Two sources of income fall into the “passive” category. The first is income received from rental activities and the second is income originating from a business in which you have ownership but do not “materially” participate. Regardless of whether income is deemed to be passive or non-passive, it must always be reported somewhere on the return, most typically on Schedule E. The Form 8582 is computational only, figuring the amount of passive loss deductible for the current year. It not the form used to report income.
Passive Income IRS Definition
Passive income can only be generated by a passive activity. Just because the taxpayer did not work for the income does not mean it is passive. There are only two sources for passive income:
- A rental activity; or,
- A business in which the taxpayer does not materially participate.
Gain on a partial or entire disposition of a passive activity generally is passive income.
What is not Passive Income?
While the following may seem passive, generally none are passive income:
- Portfolio income, including interest, dividends, royalties, annuities and gains on stocks and bonds;
- Lottery winnings;
- Salaries, wages, Form 1099-Misc. commissions and retirement income;
- Guaranteed payments for services; and,
- Income from any activity in which the taxpayer materially participates.

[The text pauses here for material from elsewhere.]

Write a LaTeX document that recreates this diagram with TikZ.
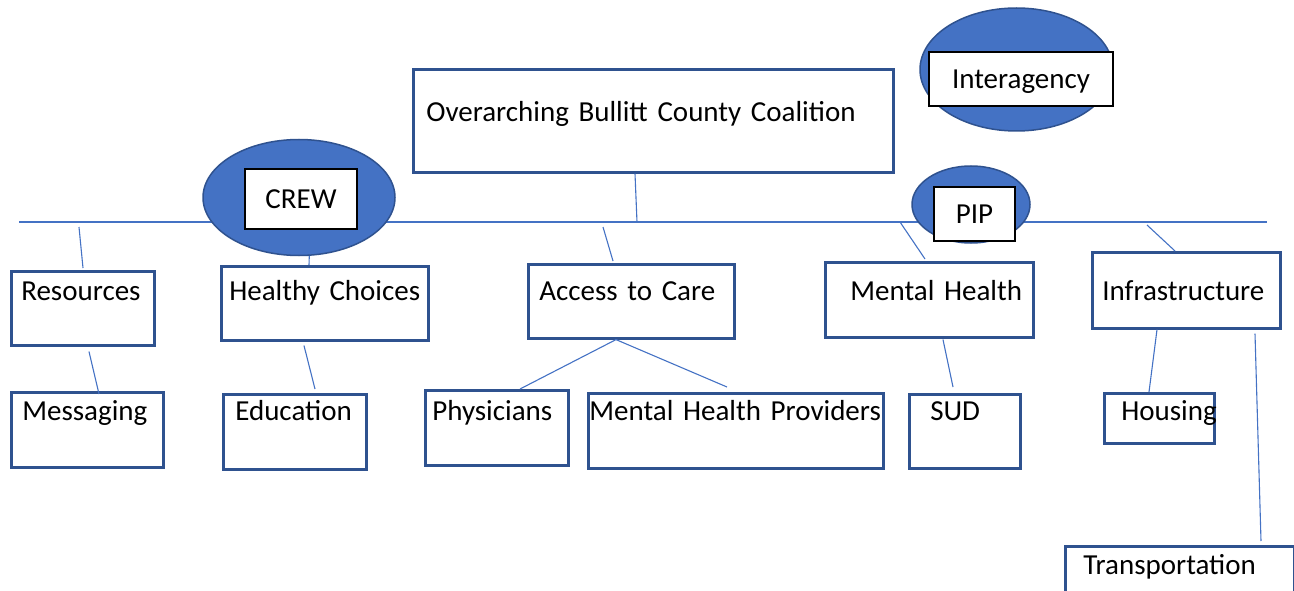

Reporting Passive Income on Tax Return
Certain types of income are treated (“recharacterized”) as non-passive. If a taxpayer rents a property to a business in which he materially participates, net rental income is non-passive and should not be on Form 8582 line 1a as passive income. See Reg. § 1.469-2(f)(6) and self-rented property checksheet at the end of the chapter. Net rental losses, however, generally remain passive.